Rust converters chemically transform iron oxide into a stable compound, and many people consider using one as a shortcut before applying a topcoat. The issue is that polyurethane and most other clear coats do not adhere reliably over rust converter residue. Professional coating manufacturers generally will not guarantee adhesion over converter products. If you choose to use a converter, it needs to be thoroughly neutralized and rinsed while still wet before any topcoat goes on. For best results on rusted metal, mechanical removal (sanding or blasting back to bare metal) followed by a primer designed for metal is a more dependable path.

Temperature and Environment Limits

Standard polyurethane coatings hold up well in normal indoor and outdoor conditions but have a service temperature ceiling of roughly 100°C (212°F). That makes polyurethane suitable for furniture, railings, decorative hardware, tools, and most architectural metalwork. It is not suitable for exhaust systems, engine parts, cookware, fire pits, or any metal surface that gets hot enough to boil water. For high-heat applications, you need a silicone-based or ceramic-based high-temperature coating instead.
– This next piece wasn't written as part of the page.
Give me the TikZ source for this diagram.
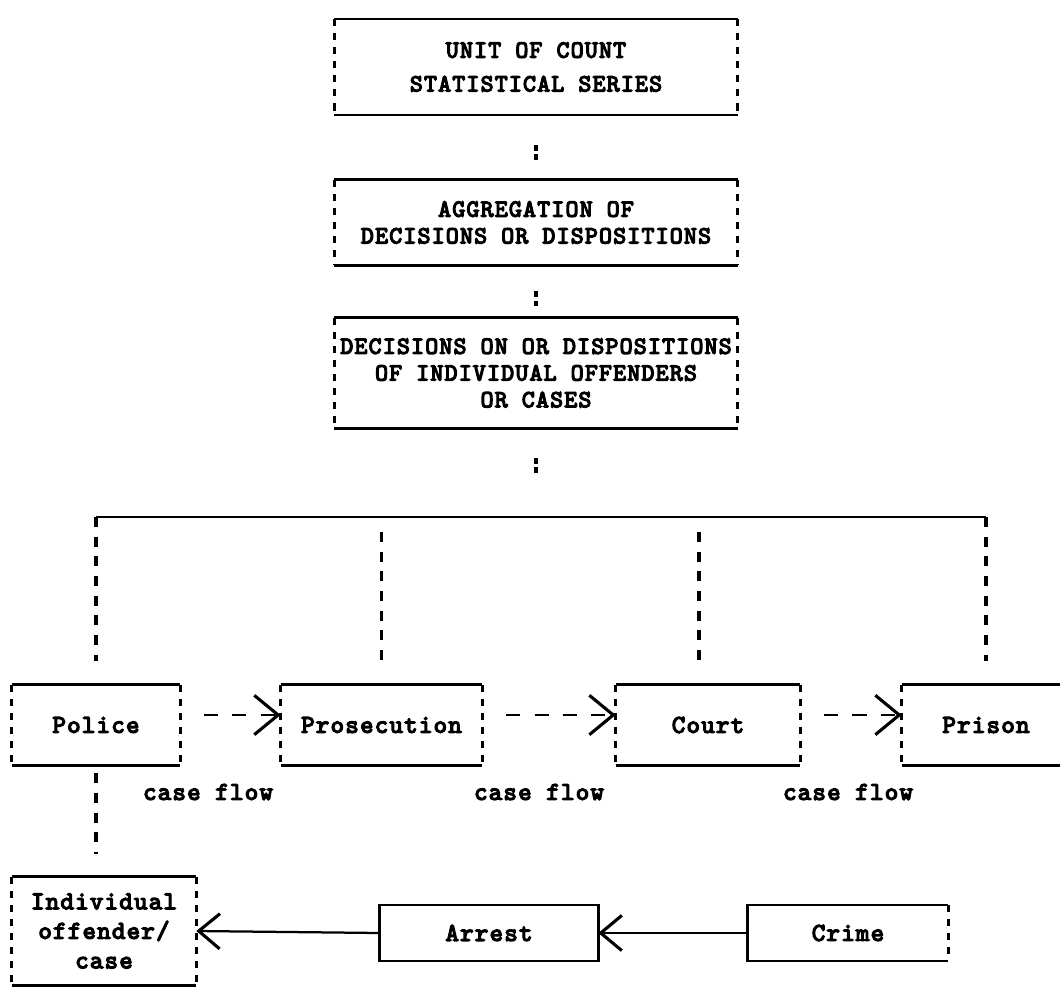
\documentclass[tikz,border=0pt]{standalone}
\usepackage{fontspec}
\setmonofont{lmmono10-regular.otf}[FakeBold=5, LetterSpace=5]
\usetikzlibrary{arrows.meta, positioning}

\tikzset{
  box/.style={inner sep=0pt, align=center,
    font=\ttfamily\fontsize{17.5}{19}\selectfont},
  lowbox/.style={box, font=\ttfamily\fontsize{18.2}{19}\selectfont},
  lbl/.style={inner sep=0pt, font=\ttfamily\fontsize{18.2}{19}\selectfont},
  edge/.style={line width=1.8pt},
  side/.style={line width=2.2pt, dash pattern=on 5pt off 5pt},
  bus/.style={line width=2.2pt, dash pattern=on 7pt off 7pt},
  dots/.style={line width=2.2pt, dash pattern=on 4pt off 2.5pt},
  flow/.style={line width=1.8pt, dash pattern=on 10pt off 10pt,
    -{Straight Barb[length=17pt, width=28pt, line width=2.2pt]}},
  hit/.style={line width=1.6pt,
    -{Straight Barb[length=15pt, width=25pt, line width=2.2pt]}}
}

\begin{document}
\begin{tikzpicture}[x=0.025cm, y=-0.025cm]
  \useasboundingbox (0,0) rectangle (1060,987);

  % upper chain
  \node[box, minimum width=10.08cm, minimum height=2.38cm] (unit) at (536,67)
    {UNIT OF COUNT\\[5pt]STATISTICAL SERIES};
  \node[box, minimum width=10.08cm, minimum height=2.13cm] (aggr) at (536,222.5)
    {AGGREGATION OF\\DECISIONS OR DISPOSITIONS};
  \node[box, minimum width=10.08cm, minimum height=2.75cm] (decis) at (536,373)
    {DECISIONS ON OR DISPOSITIONS\\OF INDIVIDUAL OFFENDERS\\OR CASES};

  % agencies
  \node[lowbox, minimum width=4.2cm, minimum height=2cm] (police) at (96,725) {Police};
  \node[lowbox, minimum width=5.03cm, minimum height=2cm] (prosec) at (381.5,725) {Prosecution};
  \node[lowbox, minimum width=4.6cm, minimum height=2cm] (court) at (708,725) {Court};
  \node[lowbox, minimum width=4.2cm, minimum height=2cm] (prison) at (986,725) {Prison};

  % bottom row
  \node[lowbox, minimum width=4.6cm, minimum height=2.7cm] (offender) at (104,931)
    {Individual\\[2pt]offender/\\[2pt]case};
  \node[lowbox, minimum width=5.45cm, minimum height=1.38cm] (arrest) at (489,933) {Arrest};
  \node[lowbox, minimum width=5cm, minimum height=1.38cm] (crime) at (848,933) {Crime};

  \foreach \n in {unit, aggr, decis, police, prosec, court, prison, offender} {
    \draw[edge] (\n.north west) -- (\n.north east);
    \draw[edge] (\n.south west) -- (\n.south east);
    \draw[side] (\n.north west) -- (\n.south west);
    \draw[side] (\n.north east) -- (\n.south east);
  }
  \draw[edge] (arrest.north west) rectangle (arrest.south east);
  \draw[edge] (crime.north east) -- (crime.north west) -- (crime.south west) -- (crime.south east);
  \draw[side] (crime.north east) -- (crime.south east);

  % links between levels
  \draw[dots] ([yshift=-0.75cm]unit.south) -- ([yshift=0.45cm]aggr.north);
  \draw[dots] ([yshift=-0.65cm]aggr.south) -- ([yshift=0.3cm]decis.north);
  \draw[dots] ([yshift=-0.75cm]decis.south) -- ([yshift=-1.15cm]decis.south);

  \coordinate (busl) at (96,517);
  \coordinate (busr) at (986,517);
  \coordinate (tapb) at (381.5,532);
  \coordinate (tapc) at (699,532);
  \draw[edge] (busl) -- (busr);
  \draw[bus] (busl) -- ([yshift=0.6cm]police.north);
  \draw[bus] (tapb) -- ([yshift=0.6cm]prosec.north);
  \draw[bus] (tapc) -- ([yshift=0.6cm]court.north -| tapc);
  \draw[bus] (busr) -- ([yshift=0.6cm]prison.north);

  % case flow
  \draw[flow] ([shift={(0.6cm,0.25cm)}]police.east) -- ([yshift=0.25cm]prosec.west);
  \draw[flow] ([shift={(0.6cm,0.25cm)}]prosec.east) -- ([yshift=0.25cm]court.west);
  \draw[flow] ([shift={(0.6cm,0.25cm)}]court.east) -- ([yshift=0.25cm]prison.west);
  \node[lbl] (flowa) at (208,792) {case flow};
  \node[lbl] (flowb) at (539,792) {case flow};
  \node[lbl] (flowc) at (848,792) {case flow};

  \draw[bus] ([yshift=-0.2cm]police.south) -- ([yshift=0.575cm]offender.north -| police.south);

  \draw[hit] (arrest.west) -- (offender.east);
  \draw[hit] (crime.west) -- (arrest.east);
\end{tikzpicture}
\end{document}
UV exposure is another consideration. Outdoor metal coated with oil-based polyurethane will yellow faster in direct sunlight. Water-based formulas resist UV degradation better, but even they will eventually break down with prolonged sun exposure over several years. For outdoor metal, plan on recoating every two to three years, or use a marine-grade polyurethane formulated for UV resistance.

How to Apply Polyurethane on Metal

You can brush, spray, or wipe polyurethane onto metal. Spraying produces the smoothest finish and avoids brush marks, making it ideal for visible surfaces. Use thin, even coats rather than one heavy coat. Thick applications trap solvents underneath as the surface skins over, creating bubbles and a cloudy finish.

For brush application, use a high-quality synthetic bristle brush with water-based poly, or a natural bristle brush with oil-based. Apply in one direction, working quickly and avoiding going back over areas that have started to tack up. Between coats, lightly scuff the dried surface with 320-grit sandpaper and wipe clean. This helps the next coat bond to the previous one.

Three coats is the standard minimum for metal. Each coat adds thickness to the protective barrier, and metal is less forgiving than wood if coverage is thin, since even a tiny gap lets moisture reach the surface and start corrosion. Allow full cure time before exposing the piece to moisture or heavy use. Water-based poly is dry to the touch in a couple of hours but takes about 30 days to fully harden. Oil-based takes even longer to reach full cure.

When Polyurethane Isn’t the Best Choice

Polyurethane works well as a clear protective topcoat, but it’s not a primer. On bare steel or iron, applying a metal-specific primer first (such as an epoxy primer or a zinc-rich primer) gives you far better corrosion protection than polyurethane alone. The primer bonds chemically to the metal, and the polyurethane goes over it as a UV and scratch barrier.

For metal that will be submerged in water, buried in soil, or exposed to chemical splashes, polyurethane alone is not enough. Marine epoxies, powder coatings, or specialized industrial coatings are better suited to those conditions. Polyurethane excels as a finishing layer for metal that faces normal indoor or sheltered outdoor exposure, where its clarity, hardness, and ease of application make it a practical and attractive option.